Monday 22 December 2014

90 Cans of Coke Lost!!! ...Yep, That is 35kg Gone Baby :)

It is strange to believe in 21 (+2 pre-op) weeks I have lost 35kg. No words or photo can completely describe how over the moon I am with these numbers. I still have lots of weight to lose, and within that weight I need to shed fat and tone up a lot more. Regardless, I am happy! Some of my oldest and closest friends tell me that they have never ever seen me so happy in all the time they have known me, and I have to say that I agree with them. So in true Twenty Six Bites style I headed to the local shopping centre to take some photos of what I have lost. Nowadays, I can't lift the groceries as a guide, but the images below should give you a pretty good idea of what I was carrying around with me every minute, of every day. No wonder my knees and ankles hurt so badly!

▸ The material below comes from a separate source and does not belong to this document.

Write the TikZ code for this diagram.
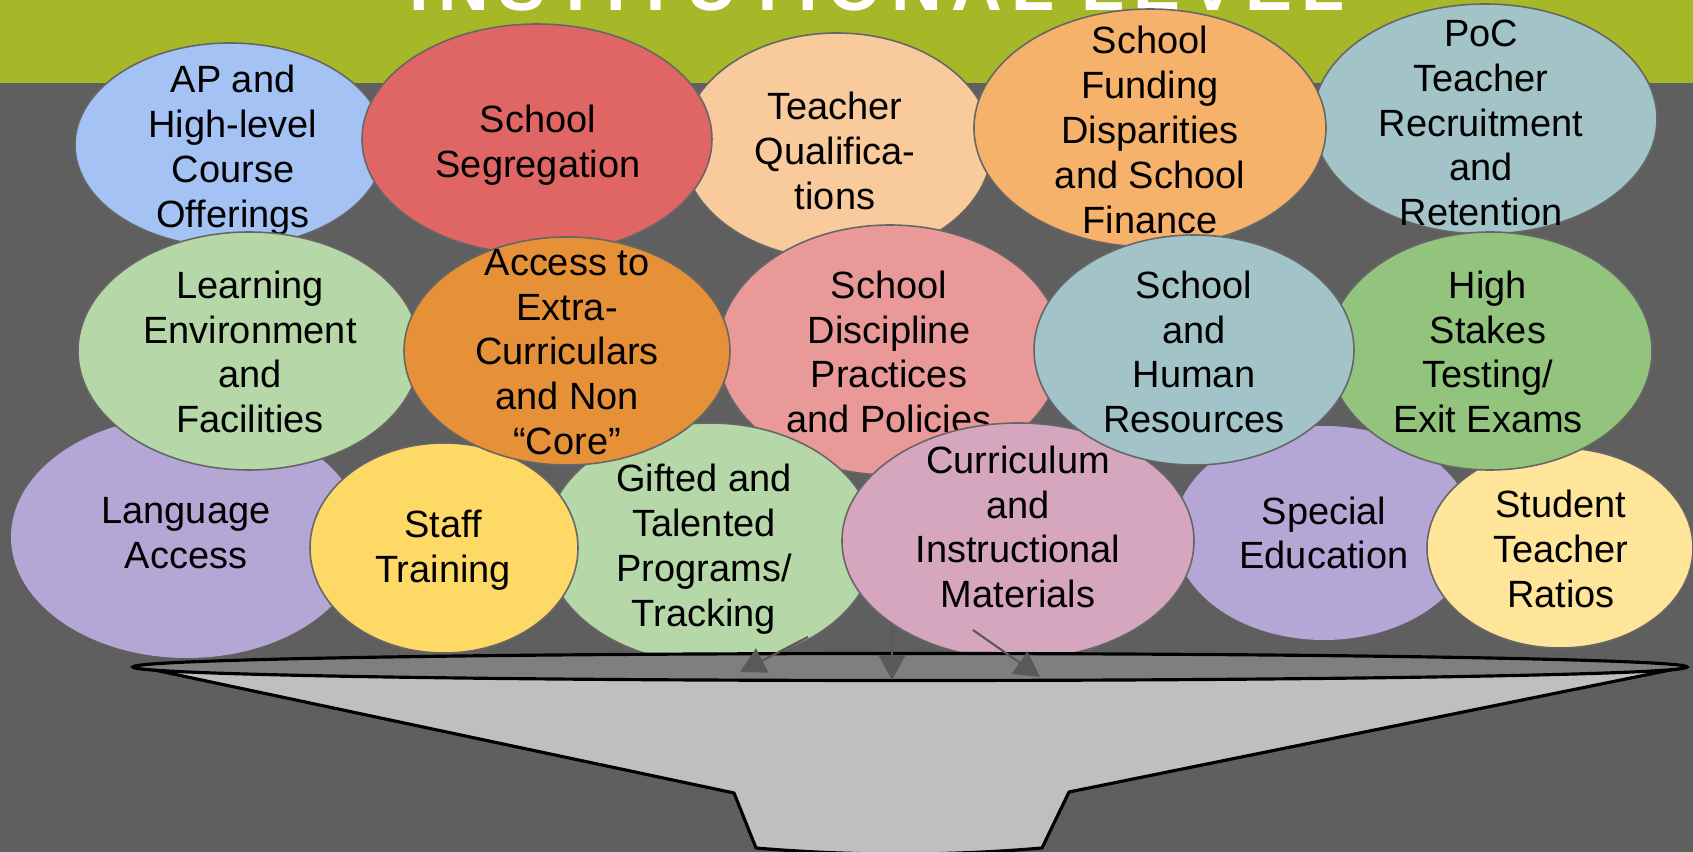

Me standing beside 3 packs of 30 x 375ml cans of Coca Cola, the equivalent of the 35kg I have lost!
 
Oh I am so happy!!!
 
The funny thing is that when I look at the above photos, I don't even think I look like myself. I guess after 28 years, you get used to seeing yourself in a certain way and it doesn't automatically compute that you have changed. I was recently trying to explain to a friend how I still feel like the fat girl inside. Despite my confidence increasing, it doesn't take much for me to flip back into my old self-conscious ways. So how do I remember that I have changed? Photos, looking at my reflection in shop windows when I walk past, or by seeing peoples reaction to me when they bump into me. Anyway, I decided to see how much I have lost since July and the image below is what I came up with! Pretty cool, huh!
Oh, how times have changed!
 
Do you recall I said that my Personal Trainer was hosting an end of year event so that all her Clients could meet one another? Well I attended that event and it was great! I got to meet other bariatric patients, some of which have been 7+ years post op etc. It was great speaking to other people who have actually been through all the phases I am going through. I am going to catch up with  few of them over the next few weeks and make sure I stay in touch. Although I wish I met these people before I had my surgery (it would have given me some peace of mind), I think I met them all at a perfect time. The basic metrics have been met and now I need to keep pushing through and being strict with myself so I don't slip up.
 
One of the things that was mentioned a lot at the dinner party was excess skin. A majority of the people had already had skinfold surgery and others were about to have it. It is one of those things that I am asked about all the time and I generally hate it when people ask, but it was always going to be an issue I would have to deal with. Up until the night of the party I had always said that I would not do any skin fold surgery of any kind, and this was further reinforced by the fact that my surgeon said it was unlikely that I would need any due to my young age. Although I know I will have to wait a few years to see how my skin reacts to the weightless (skin tightens at a slower rate than we lose weight), I do now think that I may need to get my inner thighs tightened up...and if I am there, I may as well get my boobs done too! I don't tend to have any other problem areas at this time... my stomach and arms seem to sitting fine with my skin pulling back into shape well. But as a look at my boobs and thighs I realise that I will never be able to wear shorter shorts if I don't fix the skin. It is unfortunate, but I am not so against it now. More unfortunately still is the cost. I know I will need to save $12-16k to fix these two problem areas, but I know that it will be worth it should it come to that time. In the meantime, I am moisturising, dry brushing, oiling up, and moisturising some more. Let's hope that I don't need to have another surgery!
 
Despite the concerns of skin, these areas are always covered up when I go out, and that seems to be working fine as I have never had so much male attention when out on the town. Don't get me wrong, it is not like I am drowning in attention! Far from it! But when you go from having pretty much no attention (unless it was negative/insults), to suddenly having people look at you and ask you to dance etc, it is strange! I am trying to get used to it still, but think this might take a bit of time yet....baby steps!
 
Speaking of covering up, thank god for hand-me-downs! I have spent so much over the last 6 months on surgery, fitness classes, vitamins, supplements, doctors appointments and endless clothes. I am loving the shopping, but my credit card begs to differ ;)  So I now have a huge pile of clothes that I need to get rid of and an even bigger list of items that I need to find. If anyone out there has clothes they no longer want/fit and they would fit me...hit me up!  Similarly, if you need some bigger clothes.... I have not gotten rid of them yet, so just let me know!
 
I should get off the computer and start wrapping up my Christmas pressies, so I will leave you with a photo of one of the things I bought myself for Christmas/Happy 2015! A beautiful vintage style bike. Isn't she beautiful?

 
Wishing you all a very merry Christmas and a lovely festive season! I will speak to you all soon, hopefully no heavier from the yummy Christmas feasts and drinks!!!